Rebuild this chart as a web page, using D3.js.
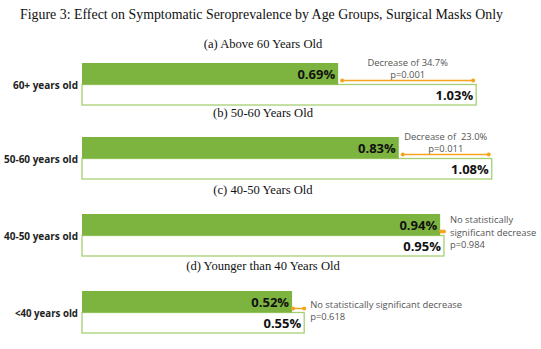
<!DOCTYPE html>
<html>
<head>
<meta charset="utf-8">
<style>
  body { margin: 0; background: #fff; }
  svg { display: block; }
  .title { font-family: "Liberation Serif", "Times New Roman", serif; fill: #111; }
  .cat { font-family: "Open Sans", sans-serif; font-weight: bold; font-size: 10px; fill: #222; }
  .val { font-family: "Open Sans", sans-serif; font-weight: bold; font-size: 13px; fill: #111; }
  .note { font-family: "Open Sans", sans-serif; font-size: 9.4px; fill: #555; white-space: pre; }
</style>
</head>
<body>
<script src="https://d3js.org/d3.v7.min.js"></script>
<script>
// data
var panelTitles = ["(a) Above 60 Years Old", "(b) 50-60 Years Old", "(c) 40-50 Years Old", "(d) Younger than 40 Years Old"];
var categories = ["60+ years old", "50-60 years old", "40-50 years old", "<40 years old"];
var treated = [0.69, 0.83, 0.94, 0.52];
var control = [1.03, 1.08, 0.95, 0.55];
var notes = [
  ["Decrease of 34.7%", "p=0.001"],
  ["Decrease of  23.0%", "p=0.011"],
  ["No statistically", "significant decrease", "p=0.984"],
  ["No statistically significant decrease", "p=0.618"]
];

// layout
var W = 541, H = 349;
var x0 = 82;
var barTop = [63, 137, 214, 291];
var titleY = [48, 117, 194, 270];
// each small chart has its own axis
var scaleOrigin = [58, 90, 82, 82];
var pxPerUnit = [406, 372, 381, 404];
var gH = 22, wH = 21;
var green = "#7db43f", greenLight = "#a6cf72", orange = "#f5a31a";

var svg = d3.select("body").append("svg").attr("width", W).attr("height", H);

svg.append("text").attr("class", "title")
  .attr("x", 261.5).attr("y", 19).attr("text-anchor", "middle")
  .attr("textLength", 483).attr("lengthAdjust", "spacingAndGlyphs")
  .style("font-size", "14px")
  .text("Figure 3: Effect on Symptomatic Seroprevalence by Age Groups, Surgical Masks Only");

categories.forEach(function (cat, i) {
  var x = d3.scaleLinear().domain([0, 1]).range([scaleOrigin[i], scaleOrigin[i] + pxPerUnit[i]]);
  var y = d3.scaleBand().domain(["t", "c"]).range([barTop[i], barTop[i] + gH + wH]).padding(0);
  var g = svg.append("g");

  g.append("text").attr("class", "title")
    .attr("x", 263).attr("y", titleY[i]).attr("text-anchor", "middle")
    .style("font-size", "12.6px")
    .text(panelTitles[i]);

  g.append("text").attr("class", "cat")
    .attr("x", x0 - 4).attr("y", y("c") + 1).attr("dy", "0.35em")
    .attr("text-anchor", "end")
    .style("font-size", i === 3 ? "9.7px" : "10px")
    .text(cat);

  // control bar (white, green outline)
  g.append("rect")
    .attr("x", x0).attr("y", y("c"))
    .attr("width", x(control[i]) - x0).attr("height", y.bandwidth() - 1)
    .attr("fill", "#fff").attr("stroke", greenLight).attr("stroke-width", 1.3);

  // treated bar
  g.append("rect")
    .attr("x", x0).attr("y", y("t"))
    .attr("width", x(treated[i]) - x0).attr("height", y.bandwidth())
    .attr("fill", green);

  g.append("text").attr("class", "val")
    .attr("x", x(treated[i]) - 3).attr("y", y("t") + y.bandwidth() / 2 + 5)
    .attr("text-anchor", "end").text(treated[i].toFixed(2) + "%");
  g.append("text").attr("class", "val")
    .attr("x", x(control[i]) - 3).attr("y", y("c") + y.bandwidth() / 2 + 4.5)
    .attr("text-anchor", "end").text(control[i].toFixed(2) + "%");

  // bracket
  var by = y("c") - 4;
  var bx1 = x(treated[i]) + (i < 2 ? 4 : 1), bx2 = x(control[i]) - (i < 2 ? 3 : 0);
  g.append("line").attr("x1", bx1).attr("x2", bx2).attr("y1", by).attr("y2", by)
    .attr("stroke", orange).attr("stroke-width", 1.5);
  [bx1, bx2].forEach(function (bx) {
    g.append("circle").attr("cx", bx).attr("cy", by).attr("r", 2).attr("fill", orange);
  });

  var lines = notes[i];
  if (i < 2) {
    var cx = (bx1 + bx2) / 2;
    g.selectAll(null).data(lines).enter().append("text").attr("class", "note")
      .attr("x", cx).attr("y", function (d, k) { return by - 15 + k * 12; })
      .attr("text-anchor", "middle").text(function (d) { return d; });
  } else if (i === 2) {
    g.selectAll(null).data(lines).enter().append("text").attr("class", "note")
      .attr("x", x(control[i]) + 6).attr("y", function (d, k) { return barTop[i] + 9 + k * 12.5; })
      .text(function (d) { return d; });
  } else {
    g.selectAll(null).data(lines).enter().append("text").attr("class", "note")
      .attr("x", x(control[i]) + 6).attr("y", function (d, k) { return barTop[i] + 17 + k * 12; })
      .text(function (d) { return d; });
  }
});
</script>
</body>
</html>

##########

→ **Instructions to follow**
The data above should be repeated exactly, minus any pictures.

→ **Correct result**
Rebuild this chart as a web page, using D3.js.
<!DOCTYPE html>
<html>
<head>
<meta charset="utf-8">
<style>
  body { margin: 0; background: #fff; }
  svg { display: block; }
  .title { font-family: "Liberation Serif", "Times New Roman", serif; fill: #111; }
  .cat { font-family: "Open Sans", sans-serif; font-weight: bold; font-size: 10px; fill: #222; }
  .val { font-family: "Open Sans", sans-serif; font-weight: bold; font-size: 13px; fill: #111; }
  .note { font-family: "Open Sans", sans-serif; font-size: 9.4px; fill: #555; white-space: pre; }
</style>
</head>
<body>
<script src="https://d3js.org/d3.v7.min.js"></script>
<script>
// data
var panelTitles = ["(a) Above 60 Years Old", "(b) 50-60 Years Old", "(c) 40-50 Years Old", "(d) Younger than 40 Years Old"];
var categories = ["60+ years old", "50-60 years old", "40-50 years old", "<40 years old"];
var treated = [0.69, 0.83, 0.94, 0.52];
var control = [1.03, 1.08, 0.95, 0.55];
var notes = [
  ["Decrease of 34.7%", "p=0.001"],
  ["Decrease of  23.0%", "p=0.011"],
  ["No statistically", "significant decrease", "p=0.984"],
  ["No statistically significant decrease", "p=0.618"]
];

// layout
var W = 541, H = 349;
var x0 = 82;
var barTop = [63, 137, 214, 291];
var titleY = [48, 117, 194, 270];
// each small chart has its own axis
var scaleOrigin = [58, 90, 82, 82];
var pxPerUnit = [406, 372, 381, 404];
var gH = 22, wH = 21;
var green = "#7db43f", greenLight = "#a6cf72", orange = "#f5a31a";

var svg = d3.select("body").append("svg").attr("width", W).attr("height", H);

svg.append("text").attr("class", "title")
  .attr("x", 261.5).attr("y", 19).attr("text-anchor", "middle")
  .attr("textLength", 483).attr("lengthAdjust", "spacingAndGlyphs")
  .style("font-size", "14px")
  .text("Figure 3: Effect on Symptomatic Seroprevalence by Age Groups, Surgical Masks Only");

categories.forEach(function (cat, i) {
  var x = d3.scaleLinear().domain([0, 1]).range([scaleOrigin[i], scaleOrigin[i] + pxPerUnit[i]]);
  var y = d3.scaleBand().domain(["t", "c"]).range([barTop[i], barTop[i] + gH + wH]).padding(0);
  var g = svg.append("g");

  g.append("text").attr("class", "title")
    .attr("x", 263).attr("y", titleY[i]).attr("text-anchor", "middle")
    .style("font-size", "12.6px")
    .text(panelTitles[i]);

  g.append("text").attr("class", "cat")
    .attr("x", x0 - 4).attr("y", y("c") + 1).attr("dy", "0.35em")
    .attr("text-anchor", "end")
    .style("font-size", i === 3 ? "9.7px" : "10px")
    .text(cat);

  // control bar (white, green outline)
  g.append("rect")
    .attr("x", x0).attr("y", y("c"))
    .attr("width", x(control[i]) - x0).attr("height", y.bandwidth() - 1)
    .attr("fill", "#fff").attr("stroke", greenLight).attr("stroke-width", 1.3);

  // treated bar
  g.append("rect")
    .attr("x", x0).attr("y", y("t"))
    .attr("width", x(treated[i]) - x0).attr("height", y.bandwidth())
    .attr("fill", green);

  g.append("text").attr("class", "val")
    .attr("x", x(treated[i]) - 3).attr("y", y("t") + y.bandwidth() / 2 + 5)
    .attr("text-anchor", "end").text(treated[i].toFixed(2) + "%");
  g.append("text").attr("class", "val")
    .attr("x", x(control[i]) - 3).attr("y", y("c") + y.bandwidth() / 2 + 4.5)
    .attr("text-anchor", "end").text(control[i].toFixed(2) + "%");

  // bracket
  var by = y("c") - 4;
  var bx1 = x(treated[i]) + (i < 2 ? 4 : 1), bx2 = x(control[i]) - (i < 2 ? 3 : 0);
  g.append("line").attr("x1", bx1).attr("x2", bx2).attr("y1", by).attr("y2", by)
    .attr("stroke", orange).attr("stroke-width", 1.5);
  [bx1, bx2].forEach(function (bx) {
    g.append("circle").attr("cx", bx).attr("cy", by).attr("r", 2).attr("fill", orange);
  });

  var lines = notes[i];
  if (i < 2) {
    var cx = (bx1 + bx2) / 2;
    g.selectAll(null).data(lines).enter().append("text").attr("class", "note")
      .attr("x", cx).attr("y", function (d, k) { return by - 15 + k * 12; })
      .attr("text-anchor", "middle").text(function (d) { return d; });
  } else if (i === 2) {
    g.selectAll(null).data(lines).enter().append("text").attr("class", "note")
      .attr("x", x(control[i]) + 6).attr("y", function (d, k) { return barTop[i] + 9 + k * 12.5; })
      .text(function (d) { return d; });
  } else {
    g.selectAll(null).data(lines).enter().append("text").attr("class", "note")
      .attr("x", x(control[i]) + 6).attr("y", function (d, k) { return barTop[i] + 17 + k * 12; })
      .text(function (d) { return d; });
  }
});
</script>
</body>
</html>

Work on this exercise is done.